FRENCH TWIST (47)
Directed by: Josiane Balasko
Starring: Victoria Abril, Josiane Balasko, Alain Chabat
The Pitch: The classic triangle - husband, wife and the "other woman" ; except that the latter is a lesbian.
Theo Sez: Of the Revolution's three principles, "equality" seems to be the one this rambling French farce takes most to heart : it rejects both homophobia and political correctness, refusing to condemn any of the parties in its amusingly twisted triangle - unsurprisingly so in the case of Balasko's butch lesbian (the plot could hardly work if she was made dislikeable) but very bravely when it comes to her rival for Abril's affections, the homophobic husband played by Chabat as a chauvinist jerk who at one point falls, appropriately enough, into a pig trough (yet who is, by the end, almost the hero of the piece - it's his feelings that we end on).
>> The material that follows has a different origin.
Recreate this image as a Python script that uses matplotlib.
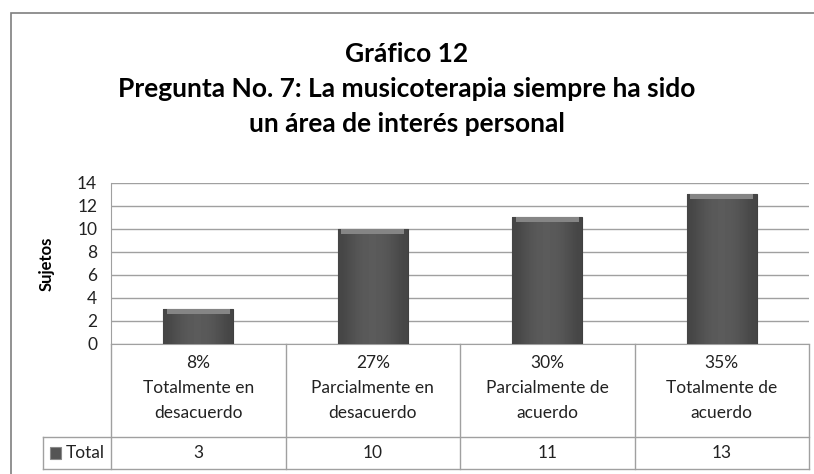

The only thing it seems to despise are double standards, things like men joking blithely about lesbians but recoiling in disgust when women make similar jokes about gays ; it's a spirit of equanimity, accepting everyone's sexuality without fuss - a nice change from hysterical films like THE BIRDCAGE, which made a huge production out of the same small point (that gay and straight relationships have a lot in common) which gets made here quickly in an early scene, before the film moves on. On the other hand, as it winds its way through an ever-increasing number of French Twists, you may begin to long for THE BIRDCAGE and its tight plotting : like the Bertrand Blier comedies it often resembles - stuff like the 1986 TENUE DE SOIREE - it doesn't know where to stop. Has its moments though.